The Ministry of Development and the public company Spanish Airports and Air Navigation (AENA) intend to obtain a higher quality service that guarantees safety with fewer controllers when, at the end of next year, the first phase of liberalization of tower control in 13 airports ends, three of them in the Canary Islands.
Specifically, Fuerteventura, La Palma and Lanzarote will have controllers who will depend on companies to which AENA awards the service when this process that begins now and will culminate in approximately 7 months ends. This was announced on December 14 before the Congress of Deputies by the head of Development, José Blanco, and appears in an order from the Ministry published this Wednesday in the Official State Gazette (BOE).
The order details that the control of those airports that do not provide approach control, which are not air bases open to civil traffic or have an AFIS service, will be put out to tender and will have controllers dependent on private companies.
As explained by the Secretary of State for Transport, Isaías Taguas, once the three lots into which the 13 airports have been divided have been awarded (the three Canary Islands form a single lot), the AENA controllers who are providing service in these must choose between three options. Thus, they may continue to depend on the public company but be transferred to another center that is assigned to them, accept the conditions of the concessionaire and continue in the same tower or be compensated "as required by law".

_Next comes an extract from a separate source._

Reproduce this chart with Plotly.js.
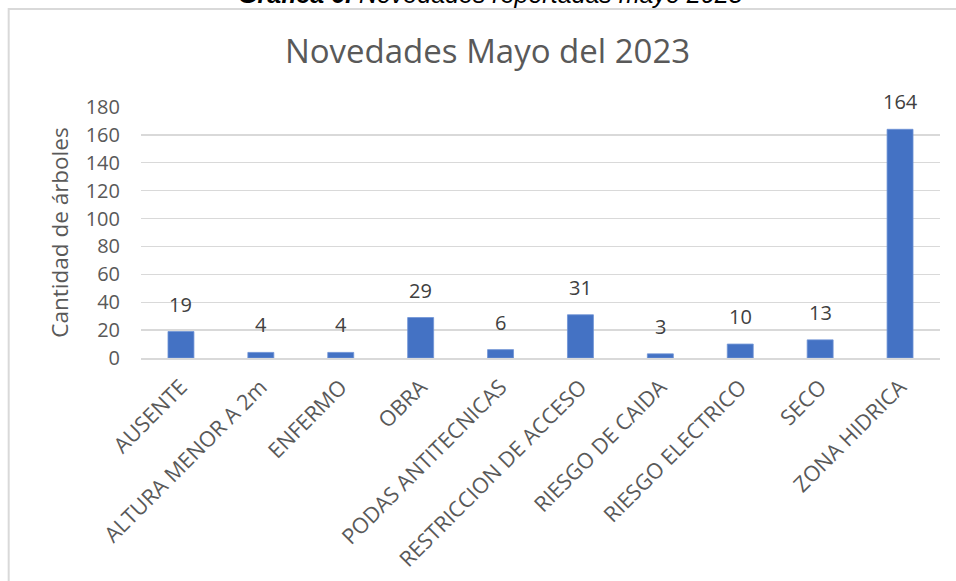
<!DOCTYPE html>
<html>
<head>
<meta charset="utf-8">
<script src="https://cdn.plot.ly/plotly-3.0.1.min.js"></script>
<style>html,body{margin:0;padding:0;background:#fff;}#chart{width:956px;height:581px;}</style>
</head>
<body>
<div id="chart"></div>
<script>
const categories = ["AUSENTE","ALTURA MENOR A 2m","ENFERMO","OBRA","PODAS ANTITECNICAS","RESTRICCION DE ACCESO","RIESGO DE CAIDA","RIESGO ELECTRICO","SECO","ZONA HIDRICA"];
const values = [19, 4, 4, 29, 6, 31, 3, 10, 13, 164];
const yTicks = [0, 20, 40, 60, 80, 100, 120, 140, 160, 180];
const chartTitle = "Novedades Mayo del 2023";
const yTitle = "Cantidad de árboles";
const captionBold = "Gráfica 6.";
const captionRest = " Novedades reportadas mayo 2023";

const FONT = "Open Sans, Noto Sans, sans-serif";

const trace = {
  type: "bar",
  x: categories,
  y: values,
  marker: {color: "#4472C4", line: {color: "#6f93d6", width: 0.8}},
  hoverinfo: "none"
};

const labelAnns = categories.map((c, i) => ({
  x: c, y: values[i], xref: "x", yref: "y",
  text: String(values[i]), showarrow: false,
  yanchor: "bottom", yshift: 12,
  font: {family: FONT, size: 20, color: "#404040"}
}));

const layout = {
  width: 956, height: 581,
  margin: {l: 141, r: 16, t: 107, b: 223},
  paper_bgcolor: "#ffffff", plot_bgcolor: "#ffffff",
  showlegend: false,
  bargap: 0.675,
  title: {
    text: chartTitle,
    x: 0.51, xanchor: "center",
    y: 0.912, yanchor: "middle",
    font: {family: FONT, size: 33, color: "#595959"}
  },
  xaxis: {
    type: "category",
    tickangle: -45,
    tickfont: {family: FONT, size: 21.5, color: "#595959"},
    ticklabelstandoff: 6,
    showgrid: false,
    showline: true, linecolor: "#d9d9d9", linewidth: 2,
    ticks: "", fixedrange: true
  },
  yaxis: {
    range: [0, 180],
    tickvals: yTicks,
    ticktext: yTicks.map(String),
    tickfont: {family: FONT, size: 20, color: "#595959"},
    ticklabelstandoff: 20,
    showgrid: true, gridcolor: "#d9d9d9", gridwidth: 1.3,
    zeroline: false, showline: false,
    ticks: "", ticklen: 0,
    title: {text: yTitle, font: {family: FONT, size: 22.5, color: "#595959"}, standoff: 10},
    fixedrange: true
  },
  shapes: [{
    type: "rect", xref: "paper", yref: "paper",
    x0: -0.1656, x1: 1.1, y0: -1.2, y1: 1.3904,
    line: {color: "#d9d9d9", width: 2}, fillcolor: "rgba(0,0,0,0)", layer: "below"
  }],
  annotations: labelAnns.concat([{
    xref: "paper", yref: "paper", x: 0.4375, y: 1.386,
    xanchor: "center", yanchor: "bottom", showarrow: false,
    text: "<b><i>" + captionBold + "</i></b><i>" + captionRest + "</i>",
    font: {family: "Liberation Sans, Arial, sans-serif", size: 25, color: "#000000"}
  }])
};

Plotly.newPlot("chart", [trace], layout, {displayModeBar: false, staticPlot: true});
</script>
</body>
</html>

The aim of this measure is to "improve the quality of the service", said the president of AENA, Juan Ignacio Lema. In that sense, he added that "the passenger will be the great beneficiary of this reform because a series of quality parameters will be set, including some related to punctuality." The savings that the liberalization of the towers will mean for AENA (the controllers of private companies will charge less than the current ones) "will have an impact on navigation fees and ticket costs".
Lema himself acknowledged, when asked by ACN Press, that "if it is possible to do the same work with fewer controllers, always guaranteeing quality and safety and under the supervision of AENA and the Spanish Aviation Safety Agency, of course the company would do it".
In total there are 48 controllers in the three Canary Islands airports that are grouped in the so-called 'Lot 3'. Fuerteventura has 18 controllers, La Palma 11 and Lanzarote 19; although this figure is likely to decrease. In any case, the president of the public manager of airports and navigation explained that "the number of controllers will be set by AENA". Currently, there are 214 controllers affected in the 13 airports.
The towers of the rest of the Spanish airports that do not use the AFIS system (as is the case of La Gomera and El Hierro) and that provide the approach control service will be liberalized soon, after deciding how to combine this (which will remain in the hands of AENA) with the outsourced one. In this case are the airports of Gran Canaria, Tenerife Norte and Tenerife Sur. As the minister said at the time, it will be done "in a second stage, to be developed from 2012".
Companies
To be eligible to be awarded the tower control, companies must meet certain technical requirements (accreditation before the Spanish Aviation Safety Agency) and experience (which may be given by having controllers in their staff or by having technological partners from the EU that already develop these services in their countries).
Lema explained that six companies are in the process of being accredited before the Agency. These, in some cases, are part of construction and infrastructure management groups. The companies that have started the process are Ferroser (owned by Ferrovial), Clece (owned by ACS), Tower ATS (Indra), Navsa (Fomento de Construcciones y Contratas), Saerco and Gesnai.
The president of AENA announced this order to the controllers last Tuesday. Lema met with the leadership of the Air Controllers Union (USCA) in a meeting that he described as "good-natured". In addition, he stated that "the controllers already knew something, as it has been said that they were studying to create a company to compete for the tender".
The Ministry hopes that liberalization will prevent situations such as the one experienced on December 3, when the controllers massively abandoned their jobs and which led the Government to declare a State of Alarm on the 4th. However, they warn that "we will use all the measures provided for in our Rule of Law to ensure that this does not happen again".